Not only that, but the amount of money provided in the Budget, $9.5m, is insufficient even to allow the Government to do what it promised in those post-Budget letters. It cannot even buy all the properties that fall into that narrow class that it decided would be eligible. I have before me a copy of a letter, written over the signature of Mr Tom Uren, the Minister for Local Government and Administrative Services, dated 20 January 1987, written to the Minister for Finance (Senator Walsh), which was the source of the question I asked the Minister today. I will read the letter as it will not take long. It reads:

20 Jan 1987

Dear Minister

I am writing to you concerning the funds required for the acquisition of properties for the second Sydney airport site at Badgerys Creek.

You will recall that in July the Expenditure Review Committee decided to limit the acquisition of properties in 1986/87 for this project to those properties on which firm offers had been made, and those properties whose owners had entered into a firm commitment to purchase another property on or before 25 July 1986. For this purpose a total of $9.5m was provided in the Budget.

At the time, it was not known whether all of the offers made by the Commonwealth would be accepted or how many property owners had entered into a firm commitment before 25 July 1986 to purchase another property.

The situation now is that fifty-four properties with a total acquisition cost of $10.25m (includes costs of private valuations, conveyancing and resettlement expenses) have now been identified. To date this financial year, offers have been made to 50 owners and agreement reached with most of these. As the $9.5m appropriated for the purpose is fully committed, my Department is unable to make offers to the remaining four owners agreed to by Government. Consequently, I seek your agreement to the provision of up to an additional $750,000 cash in 1986/87. If you agree to this request I propose that cash be sought as required, depending on the timing of acceptances of owners of offers made to them, at Departmental level.

I would also like to advise you of two other matters related to this project. The first concerns a number of approaches from owners claiming particular hardship arising from their need to sell their Badgerys Creek property. These cases are not covered by this submission or by the Government's previous decisions. The Prime Minister has suggested that a submission be presented to Cabinet on hardship cases early in 1987.
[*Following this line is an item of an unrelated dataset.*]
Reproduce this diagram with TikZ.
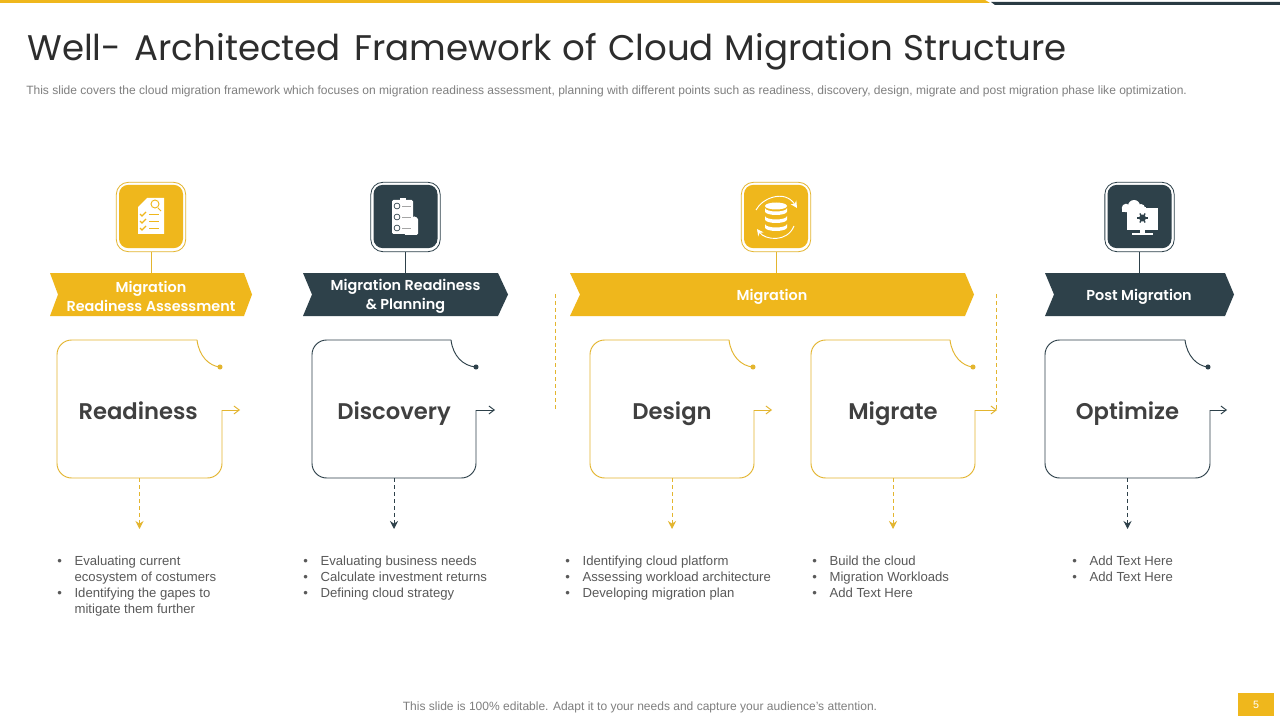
\documentclass[tikz,border=0pt]{standalone}
\usepackage{fontspec}
\setmainfont{Liberation Sans}
\newfontfamily\geo{Poppins}
\newfontfamily\geosemi{Poppins SemiBold}
\newfontfamily\geomed{Poppins Medium}
\usetikzlibrary{arrows.meta,calc}
\definecolor{ylw}{HTML}{EFB71C}
\definecolor{ylwline}{HTML}{E3B52F}
\definecolor{drk}{HTML}{2E414A}
\definecolor{txt}{HTML}{404040}
\definecolor{gry}{HTML}{7F7F7F}
\definecolor{bod}{HTML}{595959}
\tikzset{
  x=.75pt,y=-.75pt,
  title/.style={anchor=base west,inner sep=0,font=\geo\fontsize{26.7}{32}\selectfont,text=txt!70!black},
  sub/.style={anchor=west,inner sep=0,font=\fontsize{9.02}{12}\selectfont,text=gry},
  iconbox/.style={minimum width=48pt,minimum height=47.5pt,inner sep=0,rounded corners=7pt},
  iconring/.style={minimum width=52pt,minimum height=52pt,inner sep=0,rounded corners=9pt,draw=#1,line width=.6pt},
  bantext/.style={minimum height=32.25pt,inner sep=0,align=center,text=white,font=\geosemi\fontsize{10.8}{14.2}\selectfont},
  cardnode/.style={minimum width=123.75pt,minimum height=103.5pt,inner sep=0,text height=17pt,text depth=2pt,text=txt,font=\geosemi\fontsize{17}{21}\selectfont},
  cardline/.style={line width=.7pt},
  open/.style={-{Straight Barb[length=4pt,width=6pt,line width=.7pt]}},
  dashline/.style={line width=.7pt,dash pattern=on 3pt off 2.2pt,-{Stealth[length=6pt,width=6pt,inset=2pt]}},
  sidedash/.style={line width=.6pt,draw=ylwline,dash pattern=on 3pt off 2.2pt},
  bullets/.style={anchor=north west,inner sep=0,align=left,text=bod,font=\fontsize{9.85}{12}\selectfont},
}
\newcommand\bl{\makebox[13pt][l]{•}}
\newcommand\nb{\hspace*{13pt}}
% name, left, right, notch, dot x, arrow end, colour, label
\newcommand\cardbox[8]{%
  \node[cardnode] (#1) at ({(#2+#3)/2},409) {#8};
  \draw[cardline,draw=#7,rounded corners=11pt] (#4,340) -- (#2,340) -- (#2,478) -- (#3,478) [sharp corners] -- (#3,410);
  \draw[cardline,draw=#7,open] (#3,410) -- (#6,410);
  \draw[cardline,draw=#7] (#4,340) .. controls (#4+2,356) and (#4+12,366) .. (#5,367);
  \fill[#7] (#5,367) circle (1.9pt);
}
% name, left, notch, right shoulder, tip, colour, label, centre x
\newcommand\banner[8]{%
  \fill[#6] (#2,273) -- (#4,273) -- (#5,294.5) -- (#4,316) -- (#2,316) -- (#3,294.5) -- cycle;
  \node[bantext] (#1) at (#8,296.5) {#7};
}
\begin{document}
\begin{tikzpicture}
\useasboundingbox (0,0) rectangle (1280,720);
\fill[white] (0,0) rectangle (1280,720);
% top bar
\fill[ylw] (0,0) -- (985,0) -- (990,3) -- (0,3) -- cycle;
\fill[drk!90!black] (991,2) -- (1280,2) -- (1280,5) -- (995,5) -- cycle;
% heading
\node[title] (ttl) at (27,61) {Well-\hspace{3pt} Architected\hspace{3pt} Framework\hspace{1pt} of\hspace{1pt} Cloud\hspace{1pt} Migration\hspace{1pt} Structure};
\node[sub] (subttl) at (26,91.5) {This slide covers the cloud migration framework which focuses on migration readiness assessment, planning with different points such as readiness, discovery, design, migrate and post migration phase like optimization.};
% banners
\banner{b1}{50}{58}{244}{252}{ylw}{Migration\\Readiness Assessment}{151}
\banner{b2}{303}{312}{498}{508}{drk}{Migration Readiness\\\& Planning}{405.5}
\banner{b3}{570}{580}{965}{974}{ylw}{Migration}{772}
\banner{b4}{1045}{1054}{1225}{1234}{drk}{Post Migration}{1139}
% icon boxes
\node[iconring=ylwline] (r1) at (151,217) {};
\node[iconring=drk] (r2) at (405.5,217) {};
\node[iconring=ylwline] (r3) at (776,217) {};
\node[iconring=drk] (r4) at (1139.5,217) {};
\node[iconbox,fill=ylw] (i1) at (151,216.5) {};
\node[iconbox,fill=drk] (i2) at (405.5,216.5) {};
\node[iconbox,fill=ylw] (i3) at (776,216.5) {};
\node[iconbox,fill=drk] (i4) at (1139.5,216.5) {};
\draw[ylwline,line width=.7pt] (r1.south) -- (r1.south |- 0,273);
\draw[drk,line width=.7pt] (r2.south) -- (r2.south |- 0,273);
\draw[ylwline,line width=.7pt] (r3.south) -- (r3.south |- 0,273);
\draw[drk,line width=.7pt] (r4.south) -- (r4.south |- 0,273);
% icon 1: document with magnifier
\fill[white] (147,198) -- (164,198) -- (164,234) -- (138,234) -- (138,207) -- cycle;
\draw[ylw,line width=.7pt] (155,204) circle (3pt) (158,208) -- (161,211);
\foreach \yy in {214,221,228}{
  \draw[ylw,line width=.8pt] (140,\yy) -- (142,\yy+2) -- (146,\yy-2);
  \draw[ylw,line width=.7pt] (149,\yy) -- (159,\yy);
}
% icon 2: clipboard
\fill[white,rounded corners=1pt] (413,216) -- (418,218) -- (418,235) -- (404,235) -- cycle;
\fill[white,rounded corners=1pt] (392,200) rectangle (413,234);
\fill[white] (400,198) rectangle (406,201);
\foreach \yy in {206,217,228}{
  \draw[drk,line width=.5pt] (397,\yy) circle (2.2pt);
  \draw[gry!70,line width=.7pt] (402,\yy) -- (411,\yy);
}
% icon 3: database with arrows
\foreach \yy in {224,216,208}{
  \fill[white] (765,\yy) arc[start angle=180,end angle=360,x radius=11,y radius=-3.5]
     -- (787,\yy+3.5) arc[start angle=0,end angle=-180,x radius=11,y radius=-3.5] -- cycle;
}
\fill[white] (776,206) ellipse [x radius=11,y radius=3.5];
\draw[white,line width=.7pt,-{Stealth[length=5pt,width=5pt]}] (756,210) .. controls (762,198) and (785,189) .. (797,208);
\draw[white,line width=.7pt,-{Stealth[length=5pt,width=5pt]}] (794,226) .. controls (787,243) and (765,240) .. (757,229);
% icon 4: cloud and monitor
\fill[white] (1127,208) rectangle (1158,230);
\fill[white] (1126,208) circle (3.2pt) (1134,206) circle (4.5pt) (1141,208) circle (3pt);
\fill[white] (1126,207) rectangle (1146,212.5);
\fill[white] (1122,208) rectangle (1128,212.5);
\fill[white] (1140,230) rectangle (1145,233);
\fill[white] (1132,233) rectangle (1153,235);
\fill[drk] (1142.5,218) circle (2.6pt);
\foreach \a in {0,60,...,300}{\draw[drk,line width=1pt] (1142.5,218) -- ++({\a}:5.2);}
% cards
\cardbox{c1}{57}{222}{197}{220}{240}{ylwline}{\hspace*{-2pt}Readiness}
\cardbox{c2}{312}{476}{451}{476}{495}{drk}{Discovery}
\cardbox{c3}{590}{754}{729}{753}{772}{ylwline}{Design}
\cardbox{c4}{811}{975}{950}{973}{997}{ylwline}{Migrate}
\cardbox{c5}{1045}{1210}{1185}{1208}{1227}{drk}{Optimize}
% down arrows
\coordinate (d1) at (c1.south |- 0,529);
\coordinate (d2) at (c2.south |- 0,529);
\coordinate (d3) at (c3.south |- 0,529);
\coordinate (d4) at (c4.south |- 0,529);
\coordinate (d5) at (c5.south |- 0,529);
\draw[dashline,draw=ylwline] (c1.south) -- (d1);
\draw[dashline,draw=drk] (c2.south) -- (d2);
\draw[dashline,draw=ylwline] (c3.south) -- (d3);
\draw[dashline,draw=ylwline] (c4.south) -- (d4);
\draw[dashline,draw=drk] (c5.south) -- (d5);
% side dashes
\coordinate (s1) at (555,294);
\coordinate (s2) at (555,410);
\coordinate (s3) at (996,294);
\coordinate (s4) at (996,410);
\draw[sidedash] (s1) -- (s2);
\draw[sidedash] (s3) -- (s4);
% bullets
\node[bullets] (t1) at (57,556) {\bl Evaluating current\\\nb ecosystem of costumers\\\bl Identifying the gapes to\\\nb mitigate them further};
\node[bullets] (t2) at (303,556) {\bl Evaluating business needs\\\bl Calculate investment returns\\\bl Defining cloud strategy};
\node[bullets] (t3) at (565,556) {\bl Identifying cloud platform\\\bl Assessing workload architecture\\\bl Developing migration plan};
\node[bullets] (t4) at (812,556) {\bl Build the cloud\\\bl Migration Workloads\\\bl Add Text Here};
\node[bullets] (t5) at (1072,556) {\bl Add Text Here\\\bl Add Text Here};
% footer
\node[sub,anchor=center] (foot) at (640,707) {This slide is 100\% editable. Adapt it to your needs and capture your audience's attention.};
\node[fill=ylw,minimum width=27pt,minimum height=17.5pt,inner sep=0,text=white,font=\fontsize{8}{10}\selectfont] (pg) at (1256,704.5) {5};
\end{tikzpicture}
\end{document}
The second matter concerns the current estimate of the acquisition cost for this project. The Taxation Office valuers have now provided a revised estimate of cost for the acquisition of all the land required for the second Sydney airport. The new estimate is $60m (in 1987 dollars) and includes a provision for costs associated with private valuations, conveyancing and resettlement expenses. Note however that the eventual requirement is likely to exceed this figure with the amount of the increase largely dependent on timing of the actual acquisitions.

That involves the simple fact that in current dollar terms the amount might be higher. The letter concludes:

I am sending a copy of this correspondence to our colleagues the Prime Minister and the Minister for Aviation.

It is signed by Mr Uren. For the Government to keep the promise it made to the residents in the acquisition area of Badgerys Creek would require $60m this financial year. This Government, far from providing the money to keep its promise, has provided $9.25m and if Mr Uren is successful we may get another three-quarters of a million dollars, which will bring it to $10.25m.


Senator Kilgariff —They should be sued.


Senator PETER BAUME —One wonders whether the two letters that came to the residents with written offers from the Government saying that they could sell right now constituted an offer in legal terms. They probably did not. But whatever the legal situation, the Government has a moral and political duty to honour the promise it made. These are little people; their life savings are committed to these properties and they can do nothing with their lives until this Government meets its obligations-the obligations it made, the promises it made and the promises it has not kept and is not keeping. I have some absolutely pathetic letters from people living in the area outlining the kind of difficulties they face. I have a letter from a Mr Eckhardt who lives in Elizabeth Drive, at the edge of the acquisition area. I quote one paragraph of the letter:

For seven years my partner and I have struggled to establish a business capable of supporting ourselves on this site. During this period we have had to sacrifice some basic living conditions in the belief that those forebearances would be rewarded in the long term. As an illustration my family (until recently) together with my partner have lived in a single house on the property with the intention of building a proper family home when the income from the business could pay for it. That goal was becoming realisable when the airport decision was handed down. In view of the sacrifices my wife made for the long term ambition of a home of which she could be justifiably proud the announcement was a bitter and insufferable assault on her pride and belief in rewards flowing to those who work for them. For the Department of Local Government and Administrative Services to offer in place of the right to a personal home, leased accommodation in the area was cold, callous and intimidating. As a direct consequence of the matrimonial pressures flowing from the thwarting of our personal ambitions my wife has now left the matrimonial home with my child. Despite appeals to the responsible Minister there has been no response at this human level and I am forced to believe that the Government does not care that such human problems are a cost which it is not concerned about avoiding.

This is a very simple matter. We are looking at a problem involving $60m. The Government has an enormous national debt. The Government made two offers in writing to the people in this acquisition area and these people are entitled to have the Government make good those offers.


Senator Michael Baume —They were just a political stunt.


Senator PETER BAUME —It was a political stunt and the proof of the Government's intentions will be in its actions. It said: `You can sell right now'; and some people were foolish enough to believe that the Government meant just that. What concerns me is that there is an immense amount of human suffering by people who are now in a position where they cannot sell their properties. They cannot develop them, they cannot move away and they cannot make a living where they are. The Government is entitled to acquire land for its airport-that is all right-and the Government is entitled to have made the offers it did, but it is required to make good those offers and it has failed to do so. People who are my constituents-more than that, people who are citizens of this country-are suffering today as a direct consequence of this Labor Government action which is disgraceful, unnecessary and quite callous. I ask the Government to please reconsider its position and do nothing more than make good the promises it made to ordinary and vulnerable citizens of New South Wales.